Hood discussed his data in some detail, specifying the relationship (that is, showing how the relationship varies in different circumstances). For example:
There was strong evidence to suggest that factors which would have been regarded as mitigating the seriousness of the case if the defendant was white were not given the same weight if the defendant was black in the cases dealt with at Dudley courts. Yet they were given a similar weight for black offenders dealt with at Birmingham. (Hood, 1992, p. 186)
He tested whether this might be a spurious relationship by asking whether black offenders sentenced at Dudley courts could have been less well served by the pleas of mitigation than those at Birmingham. Unfortunately, there is no way of measuring the performance of barristers and probation officers but for a number of reasons, which he listed, Hood argued that this seems an implausible explanation. He did not directly test whether this relationship is spurious or not but rather undermined the plausibility of any theory that the barristers performed worse in Dudley than Birmingham.
Taking the above, and much more evidence of a similar nature into account, Hood concluded that:
When one contrasts the overall treatment meted out to black Afro-Caribbean males one is left wondering whether it is not a result of different racial stereotypes operating on the perceptions of some judges. The greater involvement of black offenders in street crime and in the trade in cannabis, their higher rate of unemployment, their greater resistance to pressures to plead guilty, and possibly a perception of different, less deferential, demeanour in court may all appear more threatening. And, if not threatening, less worthy of mitigation of punishment. It was significant that being unemployed increased the risk of a black male getting a custodial sentence, but not, in general, for a white or Asian offender.

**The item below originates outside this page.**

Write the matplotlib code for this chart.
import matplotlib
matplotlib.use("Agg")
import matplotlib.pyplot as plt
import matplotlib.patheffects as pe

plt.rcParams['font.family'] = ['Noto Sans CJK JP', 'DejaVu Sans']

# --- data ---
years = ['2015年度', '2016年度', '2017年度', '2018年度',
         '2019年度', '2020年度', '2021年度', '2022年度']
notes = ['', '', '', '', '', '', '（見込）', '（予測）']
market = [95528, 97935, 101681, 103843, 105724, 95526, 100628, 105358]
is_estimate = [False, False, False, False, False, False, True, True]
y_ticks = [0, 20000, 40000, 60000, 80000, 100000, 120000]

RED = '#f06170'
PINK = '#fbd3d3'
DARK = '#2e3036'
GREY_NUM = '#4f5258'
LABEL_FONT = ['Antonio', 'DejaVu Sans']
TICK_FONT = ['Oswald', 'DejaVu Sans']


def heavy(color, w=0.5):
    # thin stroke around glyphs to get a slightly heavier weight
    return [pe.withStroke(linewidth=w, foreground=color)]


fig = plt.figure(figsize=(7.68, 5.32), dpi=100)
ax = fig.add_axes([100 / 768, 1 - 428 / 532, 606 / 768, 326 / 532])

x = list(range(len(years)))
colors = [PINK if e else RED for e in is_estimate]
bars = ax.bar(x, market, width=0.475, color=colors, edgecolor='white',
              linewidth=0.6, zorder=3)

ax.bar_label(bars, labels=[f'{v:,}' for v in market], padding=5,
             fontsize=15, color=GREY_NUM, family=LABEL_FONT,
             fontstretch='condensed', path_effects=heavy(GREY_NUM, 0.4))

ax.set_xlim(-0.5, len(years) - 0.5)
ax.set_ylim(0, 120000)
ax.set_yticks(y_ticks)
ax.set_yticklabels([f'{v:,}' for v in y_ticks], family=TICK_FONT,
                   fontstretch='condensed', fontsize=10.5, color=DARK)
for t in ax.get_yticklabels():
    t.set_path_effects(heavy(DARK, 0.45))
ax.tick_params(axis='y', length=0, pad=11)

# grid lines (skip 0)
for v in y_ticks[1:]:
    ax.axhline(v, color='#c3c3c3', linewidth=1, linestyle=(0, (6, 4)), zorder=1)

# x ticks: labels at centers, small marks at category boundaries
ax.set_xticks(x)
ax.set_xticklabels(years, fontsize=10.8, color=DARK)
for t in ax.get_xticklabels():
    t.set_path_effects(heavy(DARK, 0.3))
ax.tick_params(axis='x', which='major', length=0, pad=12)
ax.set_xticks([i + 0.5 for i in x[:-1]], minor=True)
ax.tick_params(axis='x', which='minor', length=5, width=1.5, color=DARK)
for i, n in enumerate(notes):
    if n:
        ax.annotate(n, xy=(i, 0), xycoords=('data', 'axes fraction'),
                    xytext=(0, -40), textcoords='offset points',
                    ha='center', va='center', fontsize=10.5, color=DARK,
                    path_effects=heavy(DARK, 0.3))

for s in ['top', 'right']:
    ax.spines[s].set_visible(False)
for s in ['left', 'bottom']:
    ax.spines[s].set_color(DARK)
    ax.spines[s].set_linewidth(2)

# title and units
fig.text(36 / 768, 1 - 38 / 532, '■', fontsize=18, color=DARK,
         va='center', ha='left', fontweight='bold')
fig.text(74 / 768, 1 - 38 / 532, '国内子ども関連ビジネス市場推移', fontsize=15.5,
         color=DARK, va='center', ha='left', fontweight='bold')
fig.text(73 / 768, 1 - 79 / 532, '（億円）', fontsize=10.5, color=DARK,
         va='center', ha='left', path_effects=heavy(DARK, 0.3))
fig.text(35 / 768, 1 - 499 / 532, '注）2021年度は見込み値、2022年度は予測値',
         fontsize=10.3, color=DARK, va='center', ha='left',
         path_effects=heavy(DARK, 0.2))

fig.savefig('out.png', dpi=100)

Hood, in this conclusion, is 'theorising' beyond what the data directly 'tells him'. Indeed, he admitted that 'this for the moment must remain speculation' but suggested a clear case has been made for more research to explore the issue of race and sentencing in more detail. What he has done, in his conclusion, is to go beyond the analysis that shows different treatment for black offenders, to propose that this is unfair treatment and that it appears to be the result of racial discrimination. He speculates that this discrimination is based on the perception of judges. He does not just make this last bit up. The evidence shows that the variation in sentencing is different in different courts. Hence the reference to 'some judges' in his conclusion. Furthermore, Hood draws on other research that has suggested judges take demeanour and attitude into account when sentencing.

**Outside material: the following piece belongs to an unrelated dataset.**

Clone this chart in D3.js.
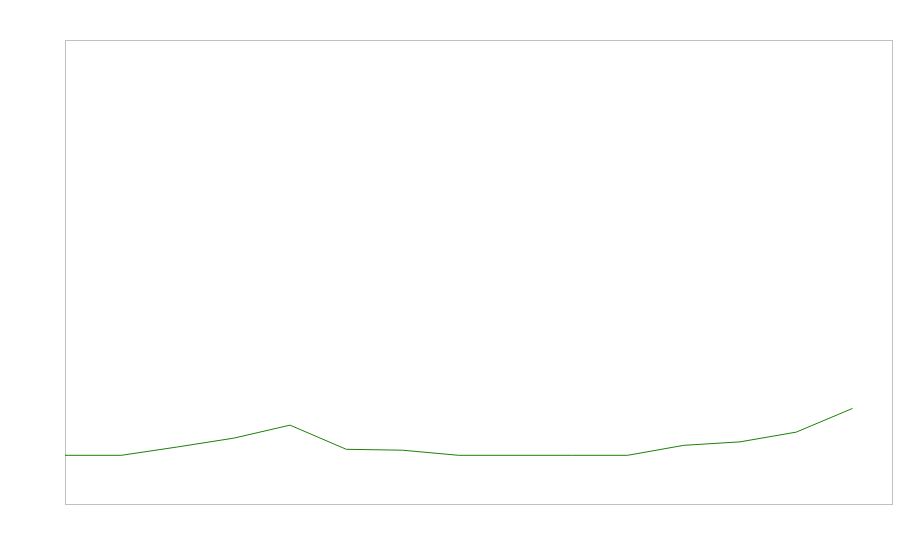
<!DOCTYPE html>
<html>
<head>
<meta charset="utf-8">
<script src="https://cdn.jsdelivr.net/npm/d3@7"></script>
<style>
html,body{margin:0;padding:0;background:#fff;}
svg{display:block;}
</style>
</head>
<body>
<svg id="chart" width="900" height="560"></svg>
<script>
const categories = [0,1,2,3,4,5,6,7,8,9,10,11,12,13,14];
const values = [0, 0, 1.8, 3.7, 6.5, 1.3, 1.1, 0, 0, 0, 0, 2.15, 2.9, 5.0, 10.1];
const yDomain = [-10.6, 89.4];

(function () {
  const svg = d3.select("#chart");
  const frameLeft = 65.5, frameTop = 40.5, frameRight = 892.5, frameBottom = 504.5;

  const x = d3.scaleLinear().domain([0, 14]).range([65, 852.5]);
  const y = d3.scaleLinear().domain(yDomain).range([504.5, 40.5]);

  svg.append("rect")
    .attr("x", frameLeft).attr("y", frameTop)
    .attr("width", frameRight - frameLeft).attr("height", frameBottom - frameTop)
    .attr("fill", "none").attr("stroke", "#c0c0c0").attr("stroke-width", 1);

  const line = d3.line().x((d, i) => x(categories[i])).y(d => y(d));
  svg.append("path")
    .datum(values)
    .attr("d", line)
    .attr("fill", "none")
    .attr("stroke", "#1f7f0a")
    .attr("stroke-width", 1);
})();
</script>
</body>
</html>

2.2.3.1.3 Retaining a falsified theory: the case of a Neighbourhood Watch scheme A study was commissioned by the Home Office (Bennett, 1988) to evaluate neighbourhood watch schemes in London. The hypothesis of this study was that crime would be reduced as a result of neighbourhood watch schemes. For each area in which a neighbourhood watch scheme was to be implemented, an area that was similar in socio-demographic terms, and which had no neighbourhood watch scheme, was selected for the purposes of comparison. The areas in which no scheme was to be implemented thus served the purpose of 'control groups', as in a scientific experiment. The crime rate was the dependent variable and the neighbourhood watch scheme was an independent variable that may have had an affect on the crime rate.
There are other possible independent variables, such as, the level of policing, the proportion of young people, and the environment. However, by matching a neighbourhood watch area with a similar non-neighbourhood watch area it was hoped that the impact of these other variables would have been removed.

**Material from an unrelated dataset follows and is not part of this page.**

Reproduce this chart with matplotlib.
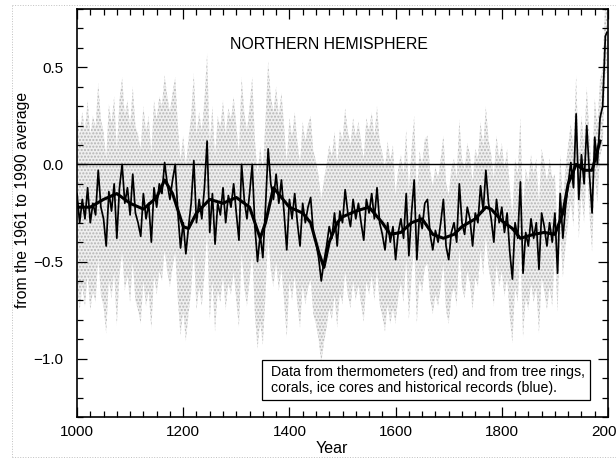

The study examined the rates of crime and residents' fear of crime in both areas one- to-two months before the implementation of the scheme in the experimental areas. In this way, an attempt was made to ensure that any changes that occurred in the experimental area could be shown to have taken place as a result of the implementation of the neighbourhood watch schemes as opposed to any other independent variable (although the matching process might have missed out some other important independent variables). Another survey was carried out twelve months after the implementation of the scheme.
The results of the study showed that crime had actually increased in the experimental areas (the areas with the neighbourhood watch schemes), although fear of crime had been reduced. In the 'control' areas (without the neighbourhood watch schemes), crime had either stayed the same or reduced. The hypothesis that crime rates would fall as a result of neighbourhood watch schemes was therefore falsified. However, this did not lead Bennett to conclude that neighbourhood watch schemes were ineffective or even counterproductive. As Williams and May (1996) pointed out, Bennett did not question the theory behind the implementation of neighbourhood watch schemes, nor did he think that the research design was poor. Instead Bennett argued that in the cases under study the schemes were poorly implemented '... the design of Neighbourhood Watch as expressed in the Metropolitan (London) police guidelines was not a good example of Neighbourhood Watch in general' (Williams and May, 1996, p. 147). In this way the theory is saved from the apparent falsification.
Activity 2.2.5 Bennett's (1998) research (cited in 2.2.3.1.3) attempts to follow scientific standards and that it appears to be value-neutral regarding the implementation of Neighbourhood Watch. How far do you agree that this is the case? What do you think are the weaknesses associated with this type of research? Are there, for example, problems of validity in this study?
Time 20–40 minutes.
2.2.3.1.4 Using a non-typical sample to falsify an hypothesis: the affluent worker
Researchers who are following the falsificationist (see 2.2.1.6) method do not always choose a representative sample. Sometimes they search for untypical cases. One of the more famous examples of a falsificationist study using a non-representative sample is Goldthorpe and Lockwood's (1968)Affluent Worker study in which they attempted to falsify the theory that the affluent working class were adopting the lifestyles of the middle classes. This was called the embourgeoisment thesis.
They chose a sample of the most affluent workers because they would have been the most likely to have adopted middle-class lifestyles. They chose car workers in Luton as an example of well-paid workers who potentially would adopt non-working class lifestyles.
Goldthorpe and Lockwood did not find that the affluent workers in their 'critical case study' had adopted the lifestyle of the middle classes so on this basis they were happy to reject the embourgeoisment thesis. Of course, other theorists are free to test the hypothesis in different circumstances despite the falsification.